The unoccupied shops soon became moss grown and seemed as old as the main buildings. But then things changed. Dehra Dun, where the house is situated, became the capital of a newly carved state— Uttarakhand —and land values soared. The old house was knocked down and shops were erected on every available bit of land. For Maaji’s ghost, this was a blow. Reports of having seen Maaji in their house started coming in from relatives and everybody said she seemed troubled. The family priest was asked to investigate and they discovered that Maaji had been rendered homeless once the old buildings were pulled down and a totally new environment, so alien to Maaji was created.
The shop owners were lucky that Maaji’s was a good, gentle spirit and did not seek revenge or try to block the construction. There have been many cases where long time resident ghosts have either seen to it that the new construction didn’t take place by inflicting a series of misfortunes on people who wanted to change the geography of the area, or if the changes did take place, by haunting it so persistently that no one wanted to stay there.
As a priest who is a Ma Kali devotee said: “Wouldn’t you fight back if you were being made homeless?” I know of several families who have been ruined because they uprooted ghosts who had been staying at the spot for long ages. What then, is the answer to this strange problem? After all, times change and development is an integral part of change. Not all old buildings are “heritage” buildings, for instance, and must at some point be reconstructed or perhaps replaced by something else.
Wise people, those who are sensitive to the other world, those who have had or heard about supernatural experiences or displacement incidents and the consequences generally try and make their peace with the ghost or ghosts to move out peacefully. Many even arrange for the alternative or alternatives suggested by the ghost. In one particular case, a ghost who had been occupying a building for fifty two years wanted to be left at Gaya once the demolition of the building started.

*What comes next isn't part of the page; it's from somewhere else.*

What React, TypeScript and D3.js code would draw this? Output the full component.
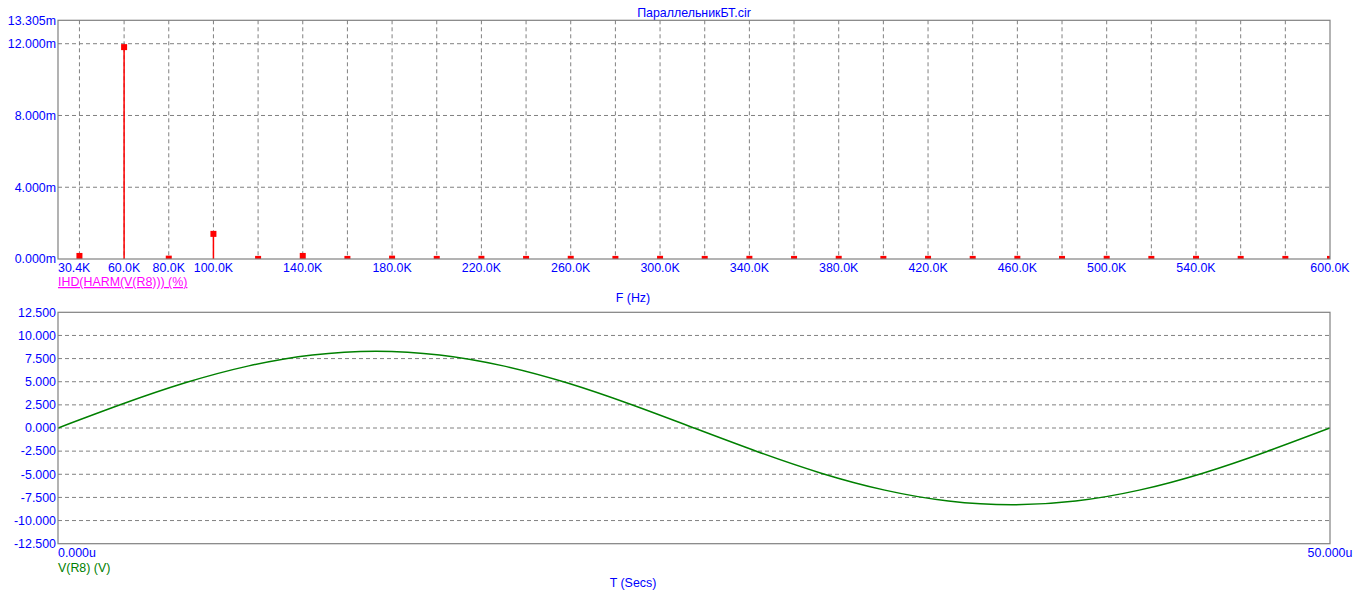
import React from "react";
import * as d3 from "d3";

// ---------- Data ----------
const title = "ПараллельникБТ.cir";

// Harmonic frequencies (kHz) and IHD values (m%)
const harmonicFreqK = [40, 60, 80, 100, 120, 140, 160, 180, 200, 220, 240, 260, 280, 300, 320, 340, 360, 380, 400, 420, 440, 460, 480, 500, 520, 540, 560, 580, 600];
const ihdValues = [0.17, 11.81, 0.02, 1.4, 0.005, 0.17, 0.005, 0.02, 0.005, 0.01, 0.005, 0.01, 0.005, 0.01, 0.005, 0.01, 0.005, 0.01, 0.005, 0.01, 0.005, 0.01, 0.005, 0.01, 0.005, 0.01, 0.005, 0.005, 0.005];

const topXGridK = [40, 60, 80, 100, 120, 140, 160, 180, 200, 220, 240, 260, 280, 300, 320, 340, 360, 380, 400, 420, 440, 460, 480, 500, 520, 540, 560, 580];
const topXLabelsK = [60, 80, 100, 140, 180, 220, 260, 300, 340, 380, 420, 460, 500, 540, 600];
const topYTicks = [12, 8, 4];
const topYLabels = [13.305, 12, 8, 4, 0];

// Transient waveform V(R8), time in µs, volts
const timeUs = [0, 2.5, 5, 7.5, 10, 12.5, 15, 17.5, 20, 22.5, 25, 27.5, 30, 32.5, 35, 37.5, 40, 42.5, 45, 47.5, 50];
const vR8 = [0, 2.56, 4.88, 6.71, 7.89, 8.3, 7.89, 6.71, 4.88, 2.56, 0, -2.56, -4.88, -6.71, -7.89, -8.3, -7.89, -6.71, -4.88, -2.56, 0];

const botYTicks = [12.5, 10, 7.5, 5, 2.5, 0, -2.5, -5, -7.5, -10, -12.5];

// ---------- Layout ----------
const W = 1362;
const H = 604;
const L = 58;
const R = 1330;
const topTop = 20.3;
const topBot = 259;
const botTop = 312.3;
const botBot = 543.7;

const BLUE = "#0000ff";
const GRAY = "#808080";
const FONT = "Arial, 'Liberation Sans', sans-serif";

export default function App() {
  const xTop = d3.scaleLinear().domain([30.4, 600]).range([L, R]);
  const yTop = d3.scaleLinear().domain([0, 13.305]).range([topBot, topTop]);
  const xBot = d3.scaleLinear().domain([0, 50]).range([L, R]);
  const yBot = d3.scaleLinear().domain([-12.5, 12.5]).range([botBot, botTop]);

  const line = d3
    .line<number>()
    .x((_, i) => xBot(timeUs[i]))
    .y((d) => yBot(d))
    .curve(d3.curveNatural);

  const ms = 6;

  return (
    <svg
      width={W}
      height={H}
      style={{ position: "absolute", left: 0, top: 0, background: "#fff" }}
      fontFamily={FONT}
      fontSize={12.4}
    >
      <defs>
        <clipPath id="topClip">
          <rect x={L} y={topTop} width={R - L} height={topBot - topTop} />
        </clipPath>
        <clipPath id="botClip">
          <rect x={L} y={botTop} width={R - L} height={botBot - botTop} />
        </clipPath>
      </defs>

      {/* Title */}
      <text x={(L + R) / 2} y={17} textAnchor="middle" fill={BLUE}>
        {title}
      </text>

      {/* ---------- Top chart ---------- */}
      {topXGridK.map((k) => (
        <line key={"vg" + k} x1={xTop(k)} x2={xTop(k)} y1={topTop} y2={topBot} stroke={GRAY} strokeDasharray="4,3" />
      ))}
      {topYTicks.map((v) => (
        <line key={"hg" + v} x1={L} x2={R} y1={yTop(v)} y2={yTop(v)} stroke={GRAY} strokeDasharray="4,3" />
      ))}
      <g clipPath="url(#topClip)">
        {harmonicFreqK.map((k, i) => (
          <g key={"h" + k}>
            <line x1={xTop(k)} x2={xTop(k)} y1={yTop(0)} y2={yTop(ihdValues[i])} stroke="#ff0000" strokeWidth={1.5} />
            <rect x={xTop(k) - ms / 2} y={yTop(ihdValues[i]) - ms / 2} width={ms} height={ms} fill="#ff0000" />
          </g>
        ))}
      </g>
      <rect x={L} y={topTop} width={R - L} height={topBot - topTop} fill="none" stroke={GRAY} strokeWidth={1.2} />
      {topYLabels.map((v) => (
        <text key={"yl" + v} x={56} y={yTop(v)} dy="0.35em" textAnchor="end" fill={BLUE}>
          {v.toFixed(3) + "m"}
        </text>
      ))}
      <text x={L} y={271.5} textAnchor="start" fill={BLUE}>
        30.4K
      </text>
      {topXLabelsK.map((k) => (
        <text key={"xl" + k} x={xTop(k)} y={271.5} textAnchor="middle" fill={BLUE}>
          {k.toFixed(1) + "K"}
        </text>
      ))}
      <text x={L} y={286} fill="#ff00ff" textDecoration="underline">
        IHD(HARM(V(R8))) (%)
      </text>
      <text x={633} y={302} textAnchor="middle" fill={BLUE}>
        F (Hz)
      </text>

      {/* ---------- Bottom chart ---------- */}
      {botYTicks
        .filter((v) => v !== 12.5 && v !== -12.5)
        .map((v) => (
          <line key={"bg" + v} x1={L} x2={R} y1={yBot(v)} y2={yBot(v)} stroke={GRAY} strokeDasharray="4,3" />
        ))}
      <g clipPath="url(#botClip)">
        <path d={line(vR8) || ""} fill="none" stroke="#008000" strokeWidth={1.5} />
      </g>
      <rect x={L} y={botTop} width={R - L} height={botBot - botTop} fill="none" stroke={GRAY} strokeWidth={1.2} />
      {botYTicks.map((v) => (
        <text key={"byl" + v} x={56} y={yBot(v)} dy="0.35em" textAnchor="end" fill={BLUE}>
          {v.toFixed(3)}
        </text>
      ))}
      <text x={L} y={557} textAnchor="start" fill={BLUE}>
        0.000u
      </text>
      <text x={R} y={557} textAnchor="middle" fill={BLUE}>
        50.000u
      </text>
      <text x={L} y={572} fill="#008000">
        V(R8) (V)
      </text>
      <text x={633} y={587} textAnchor="middle" fill={BLUE}>
        T (Secs)
      </text>
    </svg>
  );
}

Some request a small bit of undisturbed space, even a tiny room in the new building. Curiously, very few want to leave earth. In the case of a majority of ghosts who are thoughtlessly evicted, they make sure that the new residents cannot flourish in the new building while continuing to hang around the area. And if the evicted ghost happens to be of a “low variety”, after wrecking the dreams and health of those who have occupied the new building, it takes to wandering around, staying for short periods as and where it desires but always taking misfortune where it goes.
Obviously, homelessness amongst ghosts is a major problem, growing steadily as development takes a toll on their abodes. In earlier times, there were certain prescribed rituals which ensured that a ghost or ghosts who were about to become homeless were compensated in some way and naturally, that way had to be mutually agreed upon. Today too, it would be worth taking earlier practices into account instead of “de-homing” a ghost in a callous manner and harming oneself and a lot else in the process.